Topic-Controllable Summarization: Topic-Aware Evaluation and Transformer Methods
Tatiana Passali, Grigorios Tsoumakas
TL;DR
This work tackles topic-controllable summarization by (1) introducing STAS, a topic-aware evaluation metric based on cosine similarity between topic and summary representations, normalised by the dominant topic, and (2) adapting topic control to Transformer architectures via two strategies: topic embeddings and control tokens. It demonstrates that control tokens, especially when combined with prepending and tagging, yield higher topic alignment and faster inference than embedding-based methods, including in zero-shot settings. A synthetic topic-oriented CNN/DailyMail dataset is released to train and evaluate models, and STAS is validated against human judgments with high correlation. The results show substantial improvements in topic focus (STAS) while maintaining competitive ROUGE scores, indicating practical impact for generating topic-focused summaries in real-world applications. The paper also points toward future work on broader controllable attributes, arbitrary-topic tagging, and richer contextual embeddings to further enhance topic-aligned summarization. STAS offers a scalable, interpretable automatic evaluation aligned with user-topic requirements, which is valuable for developers, search engines, and AI chat systems seeking contextually focused summaries.
Abstract
Topic-controllable summarization is an emerging research area with a wide range of potential applications.
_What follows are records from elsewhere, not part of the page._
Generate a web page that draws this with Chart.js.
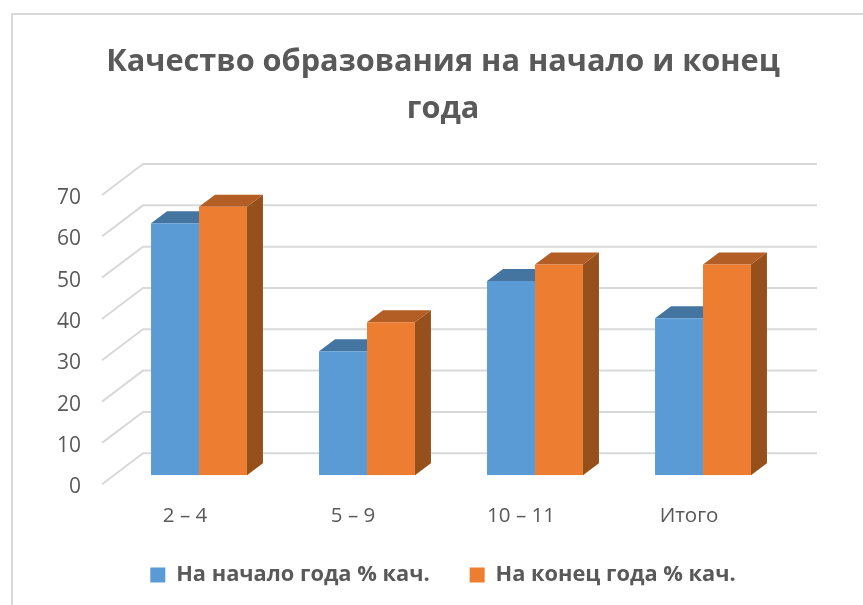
<!DOCTYPE html>
<html>
<head>
<meta charset="utf-8">
<script src="https://cdn.jsdelivr.net/npm/chart.js@4"></script>
<style>
  html, body { margin: 0; background: #fff; }
  #wrap { position: relative; width: 863px; height: 605px; overflow: hidden; }
  #frame { position: absolute; left: 11px; top: 13px; width: 900px; height: 640px; border: 2px solid #d9d9d9; }
  canvas { position: absolute; left: 0; top: 0; }
</style>
</head>
<body>
<div id="wrap">
  <div id="frame"></div>
  <canvas id="chart" width="863" height="605"></canvas>
</div>
<script>
const categories = ['2 – 4', '5 – 9', '10 – 11', 'Итого'];
const startValues = [61, 30, 47, 38];
const endValues = [65, 37, 51, 51];
const seriesNames = ['На начало года % кач.', 'На конец года % кач.'];
const titleLines = ['Качество образования на начало и конец', 'года'];

const FONT = '"Open Sans", sans-serif';
const TEXT = '#595959';
const GRID = '#d9d9d9';

// depth of the 3d box on each bar
const DX = 16, DY = -12;

// back wall and diagonal gridlines, drawn behind the bars
const wallPlugin = {
  id: 'wall',
  beforeDatasetsDraw(chart) {
    const c = chart.ctx, y = chart.scales.y, left = chart.chartArea.left;
    c.save();
    c.strokeStyle = GRID;
    c.lineWidth = 2;
    y.ticks.forEach(t => {
      const py = y.getPixelForValue(t.value);
      c.beginPath();
      c.moveTo(left - 13, py + 9);
      c.lineTo(left + 28, py - 22);
      c.lineTo(817, py - 22);
      c.stroke();
    });
    c.restore();
  }
};

// top and side faces of every bar
const boxPlugin = {
  id: 'box',
  beforeDatasetsDraw(chart) {
    const c = chart.ctx;
    chart.data.datasets.forEach((ds, i) => {
      chart.getDatasetMeta(i).data.forEach(bar => {
        const p = bar.getProps(['x', 'y', 'base', 'width'], true);
        const l = p.x - p.width / 2, r = p.x + p.width / 2;
        c.fillStyle = ds.topColor;
        c.beginPath();
        c.moveTo(l, p.y);
        c.lineTo(l + DX, p.y + DY);
        c.lineTo(r + DX, p.y + DY);
        c.lineTo(r, p.y);
        c.fill();
        c.fillStyle = ds.sideColor;
        c.beginPath();
        c.moveTo(r, p.y);
        c.lineTo(r + DX, p.y + DY);
        c.lineTo(r + DX, p.base + DY);
        c.lineTo(r, p.base);
        c.fill();
      });
    });
  }
};

new Chart(document.getElementById('chart'), {
  type: 'bar',
  data: {
    labels: categories,
    datasets: [
      { label: seriesNames[0], data: startValues, backgroundColor: '#5b9bd5', topColor: '#4474a0', sideColor: '#3f6d96',
        categoryPercentage: 0.571, barPercentage: 1 },
      { label: seriesNames[1], data: endValues, backgroundColor: '#ed7d31', topColor: '#b25e25', sideColor: '#95501c',
        categoryPercentage: 0.571, barPercentage: 1 }
    ]
  },
  options: {
    responsive: false,
    animation: false,
    layout: { padding: { left: 50, right: 27, top: 0, bottom: 9 } },
    plugins: {
      tooltip: { enabled: false },
      title: {
        display: true,
        text: titleLines,
        color: TEXT,
        font: { family: FONT, size: 30.7, weight: 'bold', lineHeight: 1.52 },
        padding: { top: 39, bottom: 53.7 }
      },
      legend: {
        position: 'bottom',
        labels: {
          color: TEXT,
          font: { family: FONT, size: 21.8, weight: 'bold' },
          boxWidth: 15,
          boxHeight: 15,
          padding: 40
        }
      }
    },
    scales: {
      x: {
        grid: { display: false },
        border: { display: false },
        ticks: { color: TEXT, font: { family: FONT, size: 20.5 }, labelOffset: -14, padding: 20.5 },
        afterFit(scale) { scale.height = 49; }
      },
      y: {
        min: 0,
        max: 70,
        grid: { display: false },
        border: { display: false },
        ticks: { stepSize: 10, color: TEXT, font: { family: FONT, size: 21 }, labelOffset: 12, padding: 26 },
        afterFit(scale) { scale.width = 65; }
      },
      // empty spacer on the right, keeps the title and legend centred like the original
      spacer: {
        type: 'linear',
        position: 'right',
        grid: { display: false },
        border: { display: false },
        ticks: { display: false },
        afterFit(scale) { scale.width = 49; }
      }
    }
  },
  plugins: [wallPlugin, boxPlugin]
});
</script>
</body>
</html>
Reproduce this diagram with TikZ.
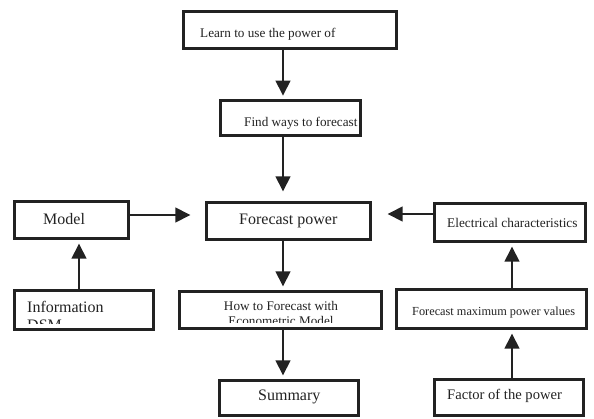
\documentclass[tikz,border=0pt]{standalone}
\usepackage{fontspec}
\setmainfont{Liberation Serif}
\usetikzlibrary{arrows.meta}
\definecolor{ink}{HTML}{222222}
\begin{document}
\begin{tikzpicture}[x=1pt,y=-1pt,
  box/.style={draw=ink,line width=3.4pt,fill=white,inner sep=0pt,rectangle},
  arr/.style={draw=ink,line width=1.5pt,-{Triangle[length=15pt,width=15pt]}},
  txt/.style={inner sep=0pt,text=ink},
  fa/.style={font=\fontsize{13.2}{15}\selectfont},
  fb/.style={font=\fontsize{16}{18}\selectfont}]
\useasboundingbox (0,0) rectangle (594,418);
\fill[white] (0,0) rectangle (594,418);
% spines
\coordinate (spine) at (283,0);
\coordinate (lspine) at (79,0);
\coordinate (rspine) at (512,0);
\coordinate (lrow) at (0,215);
\coordinate (rrow) at (0,214);
% boxes
\node[box,minimum width=212.5pt,minimum height=36.5pt] (learn) at (290,30) {};
\node[box,minimum width=139.5pt,minimum height=34.5pt] (find) at (290.5,118) {};
\node[box,minimum width=163.5pt,minimum height=36.5pt] (fc) at (288.5,221) {};
\node[box,minimum width=113.5pt,minimum height=36.5pt] (model) at (71.5,220) {};
\node[box,minimum width=138.5pt,minimum height=38.5pt] (info) at (84,310) {};
\node[box,minimum width=201.5pt,minimum height=36.5pt] (how) at (280.5,310) {};
\node[box,minimum width=138.5pt,minimum height=34.5pt] (summary) at (289,398) {};
\node[box,minimum width=150.5pt,minimum height=37.5pt] (elec) at (510,222.5) {};
\node[box,minimum width=189.5pt,minimum height=38.5pt] (fmax) at (491.5,309) {};
\node[box,minimum width=148.5pt,minimum height=36.5pt] (factor) at (509,397.5) {};
% arrows
\draw[arr,shorten >=3.5pt] (learn.south -| spine) -- (find.north -| spine);
\draw[arr,shorten >=9.75pt] (find.south -| spine) -- (fc.north -| spine);
\draw[arr,shorten >=3.75pt] (fc.south -| spine) -- (how.north -| spine);
\draw[arr,shorten >=3.75pt] (how.south -| spine) -- (summary.north -| spine);
\draw[arr,shorten >=3.75pt] (info.north -| lspine) -- (model.south -| lspine);
\draw[arr,shorten >=14.75pt] (model.east |- lrow) -- (fc.west |- lrow);
\draw[arr,shorten >=15.75pt] (elec.west |- rrow) -- (fc.east |- rrow);
\draw[arr,shorten >=3.75pt] (fmax.north -| rspine) -- (elec.south -| rspine);
\draw[arr,shorten >=3.75pt] (factor.north -| rspine) -- (fmax.south -| rspine);
% texts
\node[txt,fa,anchor=base west] (learnT) at (200,37) {Learn to use the power of};
\node[txt,fa,anchor=base west] (findT) at (244,126) {Find ways to forecast};
\node[txt,fb,anchor=base west] (fcT) at (239,224.3) {Forecast power};
\node[txt,fb,anchor=base west] (modelT) at (43,224.6) {Model};
\node[txt,fb,anchor=base west] (summaryT) at (258,400.6) {Summary};
\node[txt,font=\fontsize{13.3}{15}\selectfont,anchor=base west] (elecT) at (447,227.6) {Electrical characteristics};
\node[txt,font=\fontsize{12.3}{14}\selectfont,anchor=base west] (fmaxT) at (412,315) {Forecast maximum power values};
\node[txt,font=\fontsize{14.6}{17}\selectfont,anchor=base west] (factorT) at (447,399.7) {Factor of the power};
\begin{scope}
\clip (15,290) rectangle (153,323);
\node[txt,fb,anchor=base west] (infoT1) at (27,312.3) {Information};
\node[txt,fb,anchor=base west] (infoT2) at (27,330.5) {DSM};
\end{scope}
\begin{scope}
\clip (180,292) rectangle (381,322);
\node[txt,fa,anchor=base] (howT1) at (281,310.7) {How to Forecast with};
\node[txt,fa,anchor=base] (howT2) at (281,325.2) {Econometric Model};
\end{scope}
\end{tikzpicture}
\end{document}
However, existing approaches suffer from significant limitations. For example, the majority of existing methods built upon recurrent architectures, which can significantly limit their performance compared to more recent Transformer-based architectures, while they also require modifications to the model's architecture for controlling the topic. At the same time, there is currently no established evaluation metric designed specifically for topic-controllable summarization. This work proposes a new topic-oriented evaluation measure to automatically evaluate the generated summaries based on the topic affinity between the generated summary and the desired topic. The reliability of the proposed measure is demonstrated through appropriately designed human evaluation. In addition, we adapt topic embeddings to work with powerful Transformer architectures and propose a novel and efficient approach for guiding the summary generation through control tokens. Experimental results reveal that control tokens can achieve better performance compared to more complicated embedding-based approaches while also being significantly faster.